Hohwacht – Klein, windig, wunderbar normal
Ein Ort, der sich mit seiner Steilküste und der windigen Brise konsequent gegen jedes Küstenklischee stemmt. Hohwacht in Schleswig-Holstein verzichtet auf großen Rummel und bietet dafür klare Luft, eine wuchtige Küstenlinie und viel Raum für Bewegung. Statt Flaniermeile gibt es eine schlichte Strandpromenade mit einer kleinen Fischräucherei und einem Kiosk, der Kaffee und Klappstulle verkauft.
Die besten Aktivtipps:
• Die Steilküste Richtung Sehlendorfer Binnensee ist ideal für Spaziergänge mit Weitblick.
• Der flache See ist ein echter Geheimtipp für Stand-up-Paddling bei ruhigem Wetter – ideal für Anfänger.
• Wer länger unterwegs sein will: Der Ostseeküstenradweg führt von Hohwacht aus in Richtung Heiligenhafen mit Blick aufs Meer und Felder im Rücken.
Wustrow – Der kleine Bruder von Ahrenshoop
Ahrenshoop kennt man. Wustrow nicht unbedingt. Dabei trennt die beiden Orte nur ein Streifen Land. Wustrow ist so etwas wie der bodenständige Bruder – ohne Galerien, aber mit ehrlichem Küstencharme. Der Naturstrand ist kilometerlang und kaum frequentiert, das Ortsbild geprägt von Kapitänshäusern und kleinen Gärten.
Tipp: Von hier aus lässt sich wunderbar zum Hohen Ufer wandern – einer Steilküste mit Blick bis zum Horizont. Wer mag, kann mit einem Traditionssegler zu einer Mitfahrt über den Bodden starten. In der Dorfstraße gibt’s eine kleine Bäckerei, die noch selbst backt – und keine Smoothiebar.
Barhöft – Das vergessene Tor zum Meer
Barhöft ist kaum mehr als ein Hafen, eine Handvoll Häuser und ein Aussichtsturm. Der Blick reicht bis zur Insel Hiddensee, aber die Ruhe bleibt ganz diesseits des Meeres. Cafés? Fehlanzeige. Dafür viel Wind, Möwen und ein Hauch von früher.
Tipp: Wer in Barhöft ist, sollte unbedingt den Rundweg entlang des Barhöfter Kliffs gehen. Besonders in den frühen Abendstunden, wenn das Licht flach fällt, ist das ein fast meditativer Spaziergang. Am kleinen Hafen kann man frischen Fisch direkt aus dem Kutter kaufen.
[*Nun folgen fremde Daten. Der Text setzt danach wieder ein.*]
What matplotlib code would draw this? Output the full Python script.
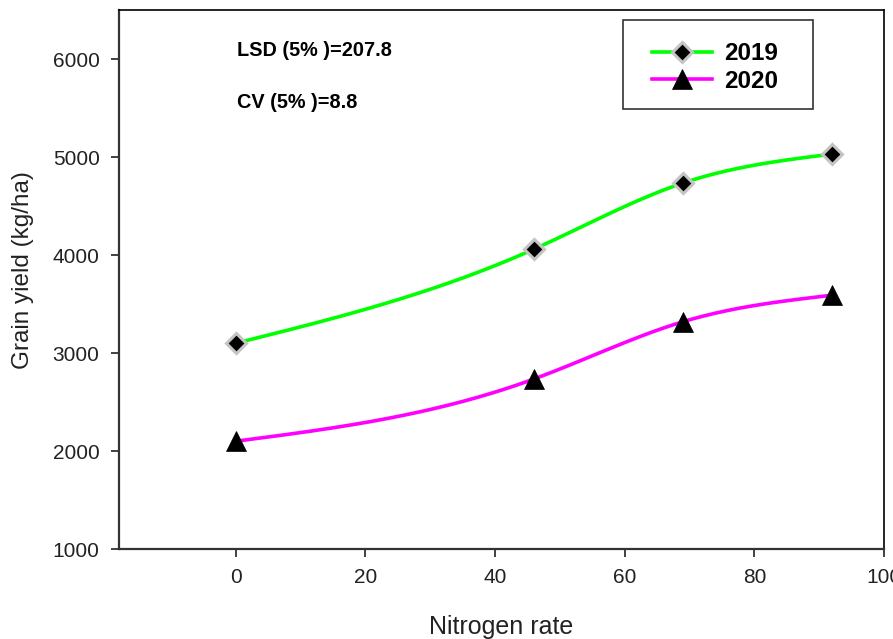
import numpy as np
import matplotlib
matplotlib.use("Agg")
import matplotlib.pyplot as plt
from matplotlib.lines import Line2D
from matplotlib.patches import Rectangle

nitrogen = [0, 46, 69, 92]
yield_2019 = [3100, 4060, 4735, 5030]
yield_2020 = [2100, 2735, 3320, 3590]
series_labels = ["2019", "2020"]
x_ticks = [0, 20, 40, 60, 80, 100]
y_ticks = [1000, 2000, 3000, 4000, 5000, 6000]

plt.rcParams["font.family"] = ["Liberation Sans", "DejaVu Sans"]


def natural_spline(x, y, n=200):
    """Smooth curve through the given points (natural cubic spline)."""
    x = np.asarray(x, float)
    y = np.asarray(y, float)
    k = len(x)
    h = np.diff(x)
    A = np.zeros((k, k))
    b = np.zeros(k)
    A[0, 0] = A[-1, -1] = 1.0
    for i in range(1, k - 1):
        A[i, i - 1] = h[i - 1]
        A[i, i] = 2 * (h[i - 1] + h[i])
        A[i, i + 1] = h[i]
        b[i] = 6 * ((y[i + 1] - y[i]) / h[i] - (y[i] - y[i - 1]) / h[i - 1])
    M = np.linalg.solve(A, b)
    xs = np.linspace(x[0], x[-1], n)
    ys = np.empty_like(xs)
    for j, xv in enumerate(xs):
        i = min(np.searchsorted(x, xv, side="right") - 1, k - 2)
        t0 = x[i + 1] - xv
        t1 = xv - x[i]
        ys[j] = (M[i] * t0 ** 3 / (6 * h[i]) + M[i + 1] * t1 ** 3 / (6 * h[i])
                 + (y[i] / h[i] - M[i] * h[i] / 6) * t0
                 + (y[i + 1] / h[i] - M[i + 1] * h[i] / 6) * t1)
    return xs, ys


fig = plt.figure(figsize=(8.93, 6.39), dpi=100)
ax = fig.add_axes([0.1333, 0.1408, 0.8567, 0.8435])

green = "#00ff00"
magenta = "#ff00ff"
text_color = "#222222"

diamond_style = dict(marker="D", markersize=10.5, markerfacecolor="black",
                     markeredgecolor="#c4c4c4", markeredgewidth=2.2)
triangle_style = dict(marker="^", markersize=15, markerfacecolor="black",
                      markeredgecolor="black", markeredgewidth=0.5)

xs, ys = natural_spline(nitrogen, yield_2019)
ax.plot(xs, ys, color=green, lw=2.6, zorder=2)
ax.plot(nitrogen, yield_2019, ls="none", zorder=3, **diamond_style)

xs, ys = natural_spline(nitrogen, yield_2020)
ax.plot(xs, ys, color=magenta, lw=2.6, zorder=2)
ax.plot(nitrogen, yield_2020, ls="none", zorder=3, **triangle_style)

ax.set_xlim(-18, 100)
ax.set_ylim(1000, 6500)
ax.set_xticks(x_ticks)
ax.set_yticks(y_ticks)
ax.tick_params(direction="out", length=6, width=1.3, labelsize=15,
               colors="#333333", labelcolor=text_color, pad=8)

for side in ["left", "bottom"]:
    ax.spines[side].set_linewidth(1.6)
    ax.spines[side].set_color("#333333")
for side in ["top", "right"]:
    ax.spines[side].set_linewidth(1.2)
    ax.spines[side].set_color("black")

ax.set_xlabel("Nitrogen rate", fontsize=18, color=text_color)
ax.xaxis.set_label_coords(0.5, -0.122)
ax.set_ylabel("Grain yield (kg/ha)", fontsize=17.5, color=text_color)
ax.yaxis.set_label_coords(-0.111, 0.517)

ax.text(0.2, 6082, "LSD (5% )=207.8", fontsize=14.3, fontweight="bold", va="center")
ax.text(0.2, 5555, "CV (5% )=8.8", fontsize=14.3, fontweight="bold", va="center")

# legend box drawn separately so its size can be set freely
ax.add_patch(Rectangle((0.6588, 0.8163), 0.2484, 0.1651, transform=ax.transAxes,
                       facecolor="white", edgecolor="#333333", lw=1.2, zorder=4))
handles = [
    Line2D([], [], color=green, lw=2.6, **diamond_style),
    Line2D([], [], color=magenta, lw=2.6, **triangle_style),
]
leg = ax.legend(handles, series_labels, loc="upper left", bbox_to_anchor=(0.6967, 0.9405),
                prop={"size": 17.5, "weight": "bold"}, frameon=False,
                handlelength=2.48, handletextpad=0.48, labelspacing=0.2,
                borderpad=0, borderaxespad=0)
leg.set_zorder(5)

fig.savefig("out.png", dpi=100)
Wer nach mehr Trubel sucht, ist in 20 Minuten mit dem Rad in Stralsund.
Thiessow auf Rügen – Zwischen Boddenblick und Apfelgarten
Rügen hat große Namen: Binz, Sellin, Göhren. Aber Thiessow? Kennt kaum jemand – und genau das macht den Ort auf der Halbinsel Mönchgut so reizvoll. Die flachen Boddengewässer laden zum Stehpaddeln und Windsurfen ein, der weite Südstrand ist selten überlaufen.
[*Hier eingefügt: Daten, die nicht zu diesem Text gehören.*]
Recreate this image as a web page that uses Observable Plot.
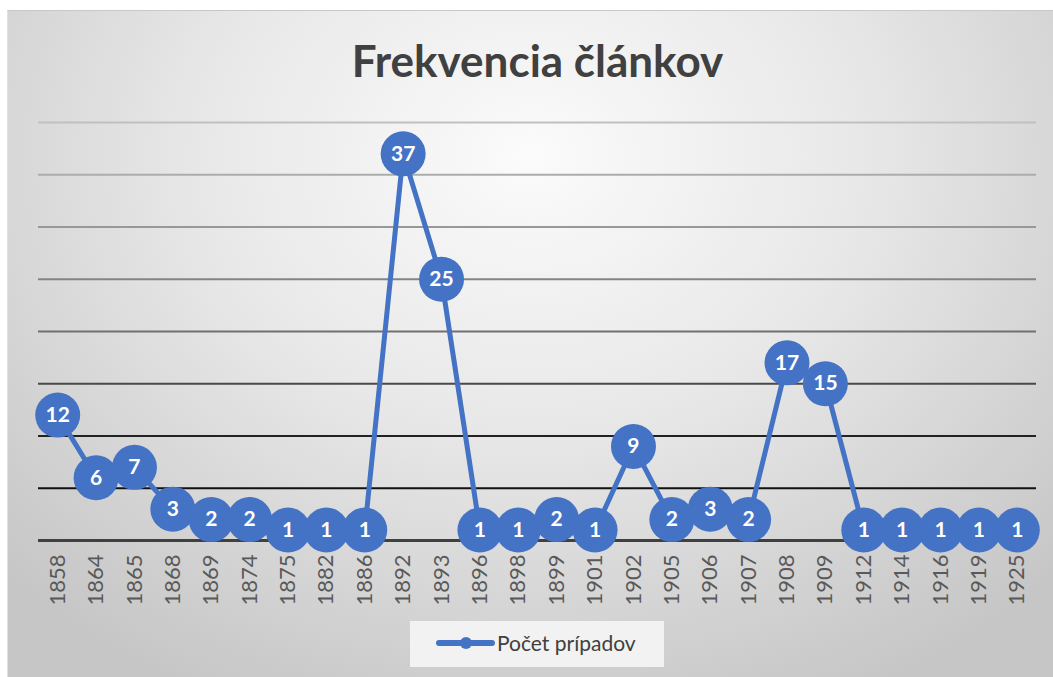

Tipp: Von Thiessow aus führt ein Radweg durch das Biosphärenreservat Südost-Rügen bis zur Halbinsel Klein Zicker – eine Fahrt durch Schilf, Apfelplantagen und Boddenlandschaften. Jeden Montag und Donnerstag findet in Thiessow ein kleiner Bauernmarkt statt, auf dem lokale Erzeuger Käse, Marmeladen und Räucherfisch anbieten.
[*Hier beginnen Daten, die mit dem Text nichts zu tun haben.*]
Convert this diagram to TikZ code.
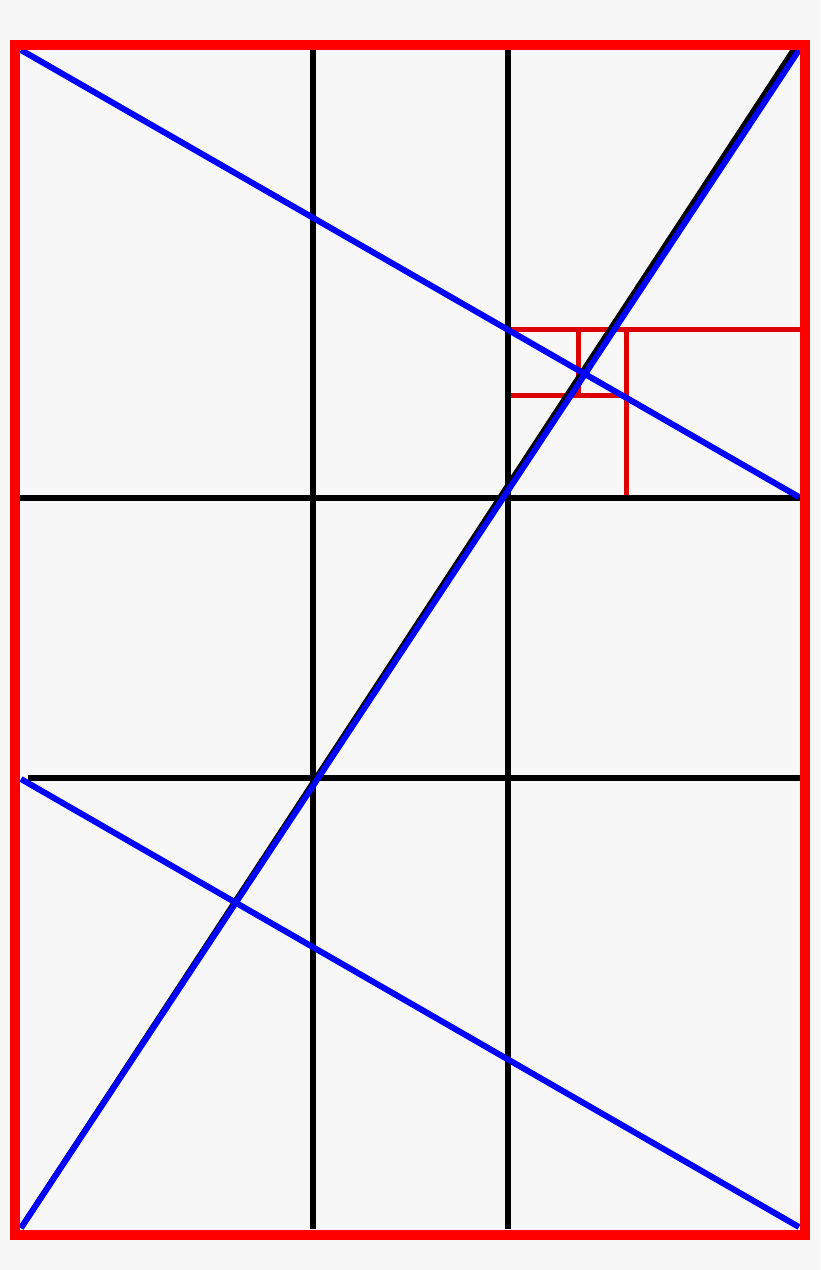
\documentclass[tikz,border=0pt]{standalone}
\definecolor{bg}{HTML}{F7F7F7}
\definecolor{inred}{HTML}{DD0000}
\begin{document}
\begin{tikzpicture}[x=1pt,y=-1pt,
  grid/.style={draw=black,line width=5.5pt},
  diag/.style={draw=blue,line width=6pt},
  inner/.style={draw=inred,line width=5pt},
  frame/.style={draw=red,line width=10pt}]
\fill[bg] (0,0) rectangle (820,1270);
\useasboundingbox (0,0) rectangle (820,1270);
% inner red rectangles
\draw[inner] (508,329.5) -- (800,329.5);
\draw[inner] (626,329.5) -- (626,498);
\draw[inner] (508,395.5) -- (626,395.5);
\draw[inner] (578.5,329.5) -- (578.5,395.5);
% black grid
\draw[grid] (313,49) -- (313,1229);
\draw[grid] (508,49) -- (508,1229);
\draw[grid] (20,498) -- (800,498);
\draw[grid] (28,778) -- (800,778);
\draw[grid] (21,1228) -- (794,49);
% blue diagonals
\draw[diag] (21,50) -- (799,497);
\draw[diag] (21,779) -- (799,1227);
\draw[diag] (21,1228) -- (799,50);
% frame
\draw[frame] (15,44.5) rectangle (805,1234.5);
\end{tikzpicture}
\end{document}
Für alle Wassersportbegeisterte bietet die Region übrigens ein wachsendes Angebot an Kursen und Verleihstationen – besonders an der flachen Küste bei Klein Zickergibt es auch hier kreative Konzepte fernab der klassischen Surfzentren.
Fazit: Die echte Ostsee entdecken
Weniger ist manchmal mehr. Wer an die Ostsee fährt, weil er Abstand vom Lärm sucht, findet in diesen Orten eine ruhige Alternative zum touristischen Mainstream. Es braucht kein Schicki-Micki, wenn das, was da ist, echt ist: der Wind, die Menschen, der Fisch, die Landschaft. Ob mit Rad, zu Fuß oder mit dem SUP – wer bereit ist, genauer hinzuschauen, entdeckt an der Ostsee viel mehr als Klischees.